This is underlined by the planned investment of EUR 9.8 billion in chemical recycling technologies by large industry by 2030. Together with the Fraunhofer IFAM, the German Plastics Center SKZ is working on a process that is affordable for small and medium-sized companies because it uses existing machine technology.
A recently launched research project by the Fraunhofer Institute for Manufacturing Technology and Advanced Materials IFAM in Bremen (Germany) and the German Plastics Center SKZ in Würzburg aims to add thermally damaged plastics to the recycling economy through chemical recycling. The material of choice is PET, which is already well established in mechanical recycling. Thanks to the well-known bottles and the deposit system in Germany, the material is mostly sorted by type and most of it is already efficiently recycled. The RezyBond project is dedicated to PET fractions that have been recycled several times and are too old, or that do not end up in this (bottle) cycle at all, such as other PET packaging.
The process is unique in that the chemical recycling is performed on a standard twin-screw extruder. “Our goal is to develop a continuous, reactive recycling process for PET recyclates into polyester polyols. These can then be used as chemical feedstock”, explains Hatice Malatyali, Group Manager Extrusion and Compounding at SKZ. The polyols obtained can be used as raw materials for a wide range of technological applications, such as adhesives and coatings. In the project, they will be used as starting materials for adhesive formulations and thus transferred directly to an application. A demonstration plant is also planned at the SKZ to make the process accessible to interested medium-sized companies.
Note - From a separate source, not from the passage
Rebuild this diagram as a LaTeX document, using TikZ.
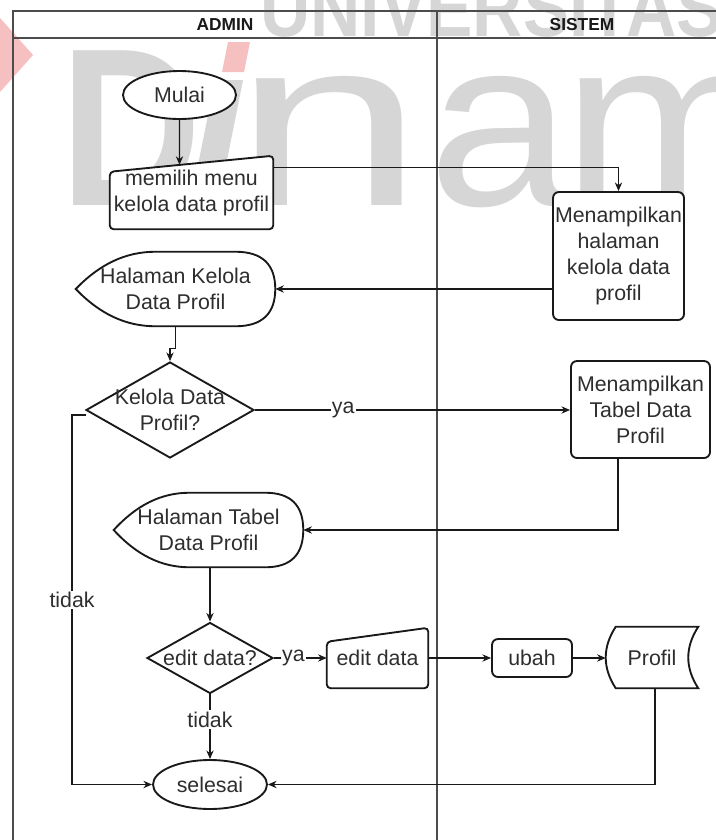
\documentclass[tikz,border=0pt]{standalone}
\usepackage{fontspec}
\setmainfont{Liberation Sans}
\usetikzlibrary{shapes.geometric,arrows.meta,calc}
\pgfdeclarelayer{wm}
\pgfdeclarelayer{bg}
\pgfsetlayers{wm,bg,main}
\definecolor{wmgray}{gray}{0.84}
\definecolor{wmpink}{RGB}{247,192,192}
\definecolor{inkc}{gray}{0.18}
\tikzset{
  x=0.75pt, y=-0.75pt,
  every node/.style={font=\fontsize{16}{19.5}\selectfont, text=inkc, inner sep=0pt, align=center},
  lane/.style={draw=black!70, line width=0.8pt},
  shapeline/.style={draw=black!90, line width=1.4pt, fill=white},
  termnode/.style={ellipse, shapeline},
  procnode/.style={rectangle, rounded corners=4.5pt, shapeline},
  decnode/.style={diamond, shapeline},
  plainbox/.style={rectangle, draw=none},
  flow/.style={draw=black!90, line width=0.9pt, -{Stealth[length=6.5pt,width=5.5pt]}},
  lbl/.style={fill=white, inner sep=1pt},
  hdr/.style={font=\bfseries\fontsize{13}{15}\selectfont, text=black!90},
  wmtext/.style={text=wmgray, inner sep=0pt, anchor=base west},
}
\newcommand\dispout[1]{%
 \draw[shapeline] let \p1=(#1.north west), \p2=(#1.south east), \p3=(#1.west) in
  (\p3) .. controls ({\x1+0.12*(\x2-\x1)},{\y3+0.667*(\y1-\y3)}) and ({\x1+0.25*(\x2-\x1)},\y1) .. ({\x1+0.4*(\x2-\x1)},\y1)
  -- ({\x2-0.2*(\x2-\x1)},\y1)
  .. controls ({\x2-0.0667*(\x2-\x1)},\y1) and (\x2,{\y1+(\y2-\y1)/6}) .. (\x2,\y3)
  .. controls (\x2,{\y2-(\y2-\y1)/6}) and ({\x2-0.0667*(\x2-\x1)},\y2) .. ({\x2-0.2*(\x2-\x1)},\y2)
  -- ({\x1+0.4*(\x2-\x1)},\y2)
  .. controls ({\x1+0.25*(\x2-\x1)},\y2) and ({\x1+0.12*(\x2-\x1)},{\y3+0.667*(\y2-\y3)}) .. cycle;}
\newcommand\maninout[2]{%
 \draw[shapeline, rounded corners=3pt] ($(#1.north west)+(0,#2)$) -- (#1.north east) -- (#1.south east) -- (#1.south west) -- cycle;}
\begin{document}
\begin{tikzpicture}
\useasboundingbox (0,0) rectangle (716,840);
% ---------- watermark ----------
\begin{pgfonlayer}{wm}
 \fill[white] (0,0) rectangle (716,840);
 \fill[wmpink] (0,18) -- (33,55) -- (0,92) -- cycle;
 \node[wmtext, font=\bfseries\fontsize{60}{60}\selectfont] (wmU) at (260,36) {\scalebox{0.87}[1]{UNIVERSITAS}};
 \node[wmtext, font=\bfseries\fontsize{168.75}{170}\selectfont] (wmD) at (60,205) {\scalebox{0.87}[1]{D}};
 \fill[wmgray] (215,80) -- (243,80) -- (218,205) -- (190,205) -- cycle;
 \fill[wmpink] (228,42) -- (250,42) -- (244,72) -- (222,72) -- cycle;
 \node[wmtext, font=\fontsize{180}{180}\selectfont] (wmN) at (233.3,205) {\scalebox{1.43}[1]{n}};
 \node[wmtext, font=\fontsize{180}{180}\selectfont] (wmA) at (428.4,205) {\scalebox{1.08}[1]{a}};
 \node[wmtext, font=\fontsize{180}{180}\selectfont] (wmM) at (562.6,205) {\scalebox{1.1}[1]{m}};
\end{pgfonlayer}
% ---------- lanes ----------
\begin{pgfonlayer}{bg}
 \draw[lane] (13,840) -- (13,11) -- (716,11);
 \draw[lane] (13,38) -- (716,38);
 \draw[lane] (437,11) -- (437,840);
\end{pgfonlayer}
\node[hdr] (hadmin) at (225,25) {ADMIN};
\node[hdr] (hsistem) at (582,25) {SISTEM};
% ---------- nodes ----------
\node[termnode, minimum width=84.75pt, minimum height=36pt] (mulai) at (179.5,95) {Mulai};
\node[plainbox, minimum width=122.25pt, minimum height=54.75pt] (pilih) at (191.5,192.5) {memilih menu\\kelola data profil};
\node[procnode, minimum width=98.25pt, minimum height=96pt] (tampil1) at (618.5,256) {Menampilkan\\halaman\\kelola data\\profil};
\node[plainbox, minimum width=149.25pt, minimum height=55.5pt] (hal1) at (175.5,289) {Halaman Kelola\\Data Profil};
\node[decnode, minimum width=126pt, minimum height=72pt] (kelola) at (170,410) {};
\node (kelolaT) at (kelola.center) {Kelola Data\\Profil?};
\node[procnode, minimum width=104.25pt, minimum height=72.75pt] (tampil2) at (640.5,409.5) {Menampilkan\\Tabel Data\\Profil};
\node[plainbox, minimum width=141.75pt, minimum height=55.5pt] (hal2) at (208.5,530) {Halaman Tabel\\Data Profil};
\node[decnode, minimum width=94.5pt, minimum height=53.25pt] (dedit) at (210,658) {};
\node (deditT) at (dedit.center) {edit data?};
\node[plainbox, minimum width=75.75pt, minimum height=45pt] (editdata) at (377.5,658) {edit data};
\node[procnode, minimum width=60pt, minimum height=28.5pt] (ubah) at (532,658) {ubah};
\node[plainbox, minimum width=69pt, minimum height=45.75pt] (profil) at (652,657.5) {Profil};
\node[termnode, minimum width=85.5pt, minimum height=36.75pt] (selesai) at (210,784.5) {selesai};
% ---------- custom outlines ----------
\begin{pgfonlayer}{bg}
 \maninout{pilih}{16}
 \maninout{editdata}{14}
 \dispout{hal1}
 \dispout{hal2}
 \draw[shapeline] let \p1=(profil.north west), \p2=(profil.south east) in
  ({\x1+7.5pt},\y1) -- (\x2,\y1)
  .. controls ({\x2-10pt},{\y1+(\y2-\y1)/3}) and ({\x2-10pt},{\y1+2*(\y2-\y1)/3}) .. (\x2,\y2)
  -- ({\x1+7.5pt},\y2)
  .. controls ({\x1-2.5pt},{\y1+2*(\y2-\y1)/3}) and ({\x1-2.5pt},{\y1+(\y2-\y1)/3}) .. cycle;
\end{pgfonlayer}
% ---------- connectors ----------
\coordinate (pilTL) at ($(pilih.north west)+(0,16)$);
\coordinate (pilIn) at (intersection cs: first line={(mulai.center)--(mulai.south)}, second line={(pilTL)--(pilih.north east)});
\draw[flow] (mulai.south) -- (pilIn);
\draw[flow] ($(pilih.north east)+(0,12)$) -| (tampil1.north);
\draw[flow] (tampil1.west |- hal1.east) -- (hal1.east);
\draw[flow] (hal1.south) -- ++(0,22) -| (kelola.north);
\draw[flow] (kelola.east) -- node[lbl, pos=0.28] (ya1) {ya} (kelola.east -| tampil2.west);
\draw[flow] ($(kelola.west)+(1,5)$) -- ++(-14,0) |- node[lbl, pos=0.25] (tidak1) {tidak} (selesai.west);
\draw[flow] ($(tampil2.south)+(-22.5,0)$) |- (hal2.east);
\draw[flow] (hal2.south -| dedit.north) -- (dedit.north);
\draw[flow] (dedit.east) -- node[lbl, pos=0.37] (ya2) {ya} (editdata.west);
\draw[flow] (dedit.south) -- node[lbl, pos=0.39] (tidak2) {tidak} (selesai.north);
\draw[flow] (editdata.east) -- (ubah.west);
\draw[flow] (ubah.east) -- (ubah.east -| profil.west);
\draw[flow] ($(profil.south)+(3,0)$) |- (selesai.east);
\end{tikzpicture}
\end{document}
Mechanical recycling has become an established technology. Unfortunately, the plastics to be recycled are usually not of the same type. As a result, recyclates are made up of a mixture of different plastics, resulting in a loss of material properties. The result is often downcycling, i.e. the use of these recyclates in other (inferior) applications. In addition, there is a certain amount of material damage in each recycling cycle, which also negatively affects the properties of the plastics. To integrate these two cases into the circular economy, chemical recycling is considered a possible solution. In this process, the polymers are broken down into their basic materials, which can then be recycled without any loss of quality and with the minimum use of new raw materials. The disadvantage, especially for medium-sized companies, is the high investment in the technology.